* [Problem description]: Will you repeat only the lines from the one with "Reproduce this chart with seaborn" through the one with "import seaborn as sns", both included, leaving every picture out?

* [Extracted material]:
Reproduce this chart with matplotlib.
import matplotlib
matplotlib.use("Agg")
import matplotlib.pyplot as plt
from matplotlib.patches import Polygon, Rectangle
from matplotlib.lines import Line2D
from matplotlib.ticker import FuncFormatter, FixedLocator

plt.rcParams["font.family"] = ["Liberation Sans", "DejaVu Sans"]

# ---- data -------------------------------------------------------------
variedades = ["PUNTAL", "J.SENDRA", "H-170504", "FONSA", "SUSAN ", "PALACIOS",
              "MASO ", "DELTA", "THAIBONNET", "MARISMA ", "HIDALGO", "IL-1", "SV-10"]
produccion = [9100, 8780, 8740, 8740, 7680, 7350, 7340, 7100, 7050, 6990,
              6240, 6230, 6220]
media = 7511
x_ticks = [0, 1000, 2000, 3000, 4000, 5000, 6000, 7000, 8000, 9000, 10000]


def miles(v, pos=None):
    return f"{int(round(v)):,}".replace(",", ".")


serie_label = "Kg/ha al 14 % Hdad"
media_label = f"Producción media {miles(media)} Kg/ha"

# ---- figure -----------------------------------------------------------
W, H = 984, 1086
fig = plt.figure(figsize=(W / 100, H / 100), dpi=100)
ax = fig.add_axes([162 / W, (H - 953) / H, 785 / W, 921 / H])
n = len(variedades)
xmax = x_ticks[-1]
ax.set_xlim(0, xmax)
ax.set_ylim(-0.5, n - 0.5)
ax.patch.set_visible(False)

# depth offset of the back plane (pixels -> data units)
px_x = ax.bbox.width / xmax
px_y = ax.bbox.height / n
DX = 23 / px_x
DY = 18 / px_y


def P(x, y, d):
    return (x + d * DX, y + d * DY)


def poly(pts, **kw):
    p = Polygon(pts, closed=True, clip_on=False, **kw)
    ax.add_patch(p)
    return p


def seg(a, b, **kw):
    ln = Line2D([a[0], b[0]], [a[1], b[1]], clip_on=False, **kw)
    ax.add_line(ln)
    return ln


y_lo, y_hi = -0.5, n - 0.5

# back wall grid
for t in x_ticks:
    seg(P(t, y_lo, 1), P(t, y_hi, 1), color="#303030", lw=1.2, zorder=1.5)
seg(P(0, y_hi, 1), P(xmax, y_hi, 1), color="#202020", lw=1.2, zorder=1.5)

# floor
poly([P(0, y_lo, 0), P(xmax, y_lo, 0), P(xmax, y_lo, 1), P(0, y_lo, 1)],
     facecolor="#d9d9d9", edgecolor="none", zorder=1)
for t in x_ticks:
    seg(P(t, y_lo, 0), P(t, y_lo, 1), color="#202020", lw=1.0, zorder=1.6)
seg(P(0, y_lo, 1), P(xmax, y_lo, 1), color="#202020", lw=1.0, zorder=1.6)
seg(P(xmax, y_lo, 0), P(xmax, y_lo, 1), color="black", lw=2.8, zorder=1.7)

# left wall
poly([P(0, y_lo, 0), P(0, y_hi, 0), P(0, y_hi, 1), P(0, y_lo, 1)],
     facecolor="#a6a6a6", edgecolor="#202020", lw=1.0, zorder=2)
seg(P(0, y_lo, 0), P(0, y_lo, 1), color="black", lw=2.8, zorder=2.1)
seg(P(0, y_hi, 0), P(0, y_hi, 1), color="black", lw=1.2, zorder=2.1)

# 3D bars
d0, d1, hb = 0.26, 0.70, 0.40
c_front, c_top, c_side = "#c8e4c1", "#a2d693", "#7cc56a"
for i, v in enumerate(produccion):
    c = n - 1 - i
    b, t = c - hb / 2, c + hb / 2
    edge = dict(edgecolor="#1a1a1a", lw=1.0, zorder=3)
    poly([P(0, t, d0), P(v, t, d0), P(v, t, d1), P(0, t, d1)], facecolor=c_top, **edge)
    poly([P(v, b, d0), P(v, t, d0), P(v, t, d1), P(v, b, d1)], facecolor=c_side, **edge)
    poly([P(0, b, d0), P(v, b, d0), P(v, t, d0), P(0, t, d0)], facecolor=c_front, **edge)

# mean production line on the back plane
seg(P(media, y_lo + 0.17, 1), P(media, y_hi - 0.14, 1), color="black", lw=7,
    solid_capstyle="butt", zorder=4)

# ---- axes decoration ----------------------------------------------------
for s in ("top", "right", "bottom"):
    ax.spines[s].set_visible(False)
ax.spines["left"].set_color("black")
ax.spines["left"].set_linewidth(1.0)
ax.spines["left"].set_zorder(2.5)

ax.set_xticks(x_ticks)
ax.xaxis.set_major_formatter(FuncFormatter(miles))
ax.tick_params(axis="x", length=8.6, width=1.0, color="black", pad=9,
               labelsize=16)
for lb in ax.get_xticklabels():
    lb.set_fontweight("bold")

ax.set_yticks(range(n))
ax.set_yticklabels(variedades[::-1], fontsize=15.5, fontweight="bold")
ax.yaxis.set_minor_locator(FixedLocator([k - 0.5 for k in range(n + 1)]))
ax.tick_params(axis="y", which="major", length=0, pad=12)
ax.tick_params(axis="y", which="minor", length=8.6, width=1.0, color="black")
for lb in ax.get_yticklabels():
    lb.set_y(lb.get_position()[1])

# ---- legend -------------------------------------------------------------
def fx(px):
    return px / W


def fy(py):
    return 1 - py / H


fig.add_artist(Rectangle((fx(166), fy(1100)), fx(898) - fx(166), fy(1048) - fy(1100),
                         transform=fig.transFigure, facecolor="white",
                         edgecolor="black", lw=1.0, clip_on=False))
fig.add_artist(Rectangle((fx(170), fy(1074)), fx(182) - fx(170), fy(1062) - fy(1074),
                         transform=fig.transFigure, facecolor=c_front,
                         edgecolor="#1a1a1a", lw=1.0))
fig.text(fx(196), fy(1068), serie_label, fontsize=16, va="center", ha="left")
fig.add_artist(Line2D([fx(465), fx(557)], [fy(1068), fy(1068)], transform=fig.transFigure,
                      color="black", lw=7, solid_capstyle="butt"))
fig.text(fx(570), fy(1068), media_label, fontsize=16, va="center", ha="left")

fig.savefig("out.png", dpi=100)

...

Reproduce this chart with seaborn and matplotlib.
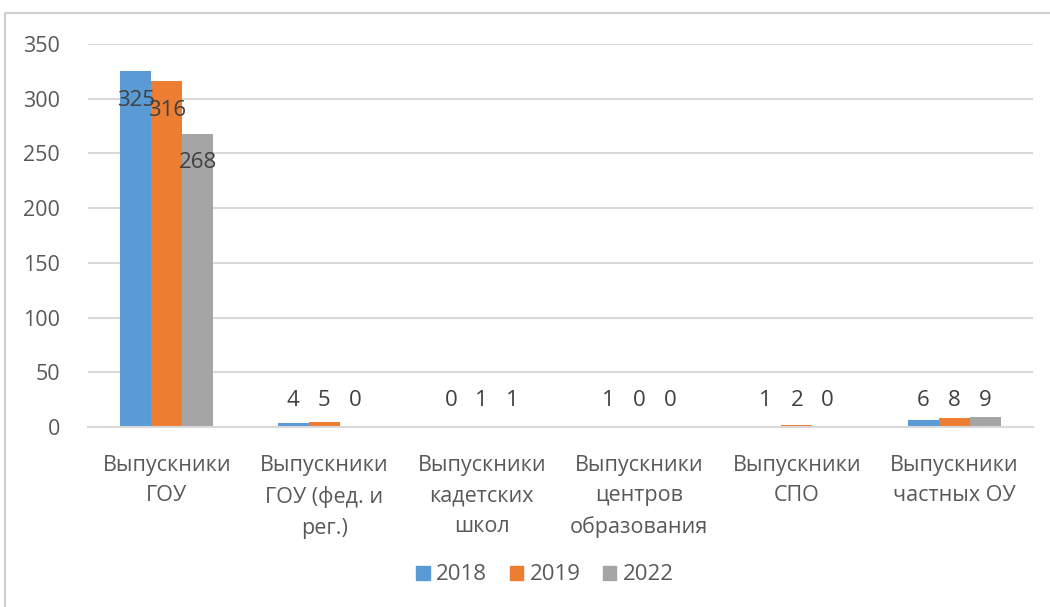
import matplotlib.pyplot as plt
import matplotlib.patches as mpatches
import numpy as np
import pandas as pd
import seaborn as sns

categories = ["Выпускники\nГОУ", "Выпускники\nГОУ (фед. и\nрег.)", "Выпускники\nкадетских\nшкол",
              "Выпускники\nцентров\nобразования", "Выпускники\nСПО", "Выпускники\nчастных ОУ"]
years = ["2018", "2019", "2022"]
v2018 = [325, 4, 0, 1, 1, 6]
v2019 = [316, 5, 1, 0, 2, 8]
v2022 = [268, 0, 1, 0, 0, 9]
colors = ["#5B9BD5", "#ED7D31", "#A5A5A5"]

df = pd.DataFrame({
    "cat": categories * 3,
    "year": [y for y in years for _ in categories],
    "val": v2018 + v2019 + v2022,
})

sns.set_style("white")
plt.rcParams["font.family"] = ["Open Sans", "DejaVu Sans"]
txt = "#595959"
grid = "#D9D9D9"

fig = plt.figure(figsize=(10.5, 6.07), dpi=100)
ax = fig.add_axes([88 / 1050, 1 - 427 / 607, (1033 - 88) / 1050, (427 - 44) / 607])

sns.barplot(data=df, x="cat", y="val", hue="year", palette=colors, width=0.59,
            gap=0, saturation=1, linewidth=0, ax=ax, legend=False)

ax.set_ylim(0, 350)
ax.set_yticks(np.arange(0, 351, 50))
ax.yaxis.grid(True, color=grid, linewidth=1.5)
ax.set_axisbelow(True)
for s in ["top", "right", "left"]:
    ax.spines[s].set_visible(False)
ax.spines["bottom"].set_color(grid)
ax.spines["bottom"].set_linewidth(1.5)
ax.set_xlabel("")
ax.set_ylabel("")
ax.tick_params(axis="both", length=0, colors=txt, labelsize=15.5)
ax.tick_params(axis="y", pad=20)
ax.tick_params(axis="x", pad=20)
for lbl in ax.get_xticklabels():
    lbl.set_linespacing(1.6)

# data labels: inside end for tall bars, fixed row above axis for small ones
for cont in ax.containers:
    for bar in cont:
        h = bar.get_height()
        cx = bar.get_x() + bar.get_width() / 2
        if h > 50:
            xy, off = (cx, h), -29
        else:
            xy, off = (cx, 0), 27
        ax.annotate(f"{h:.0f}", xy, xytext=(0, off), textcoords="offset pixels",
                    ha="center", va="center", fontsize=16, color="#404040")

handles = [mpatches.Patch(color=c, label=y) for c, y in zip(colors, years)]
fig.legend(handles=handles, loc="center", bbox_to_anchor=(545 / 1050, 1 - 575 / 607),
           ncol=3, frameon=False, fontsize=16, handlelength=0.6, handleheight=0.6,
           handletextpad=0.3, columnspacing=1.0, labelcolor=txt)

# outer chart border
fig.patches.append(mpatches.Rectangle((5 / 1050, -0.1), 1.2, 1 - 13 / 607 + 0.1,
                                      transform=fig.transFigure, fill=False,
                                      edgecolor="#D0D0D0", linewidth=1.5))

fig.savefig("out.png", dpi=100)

* [Reply]:
Reproduce this chart with seaborn and matplotlib.
import matplotlib.pyplot as plt
import matplotlib.patches as mpatches
import numpy as np
import pandas as pd
import seaborn as sns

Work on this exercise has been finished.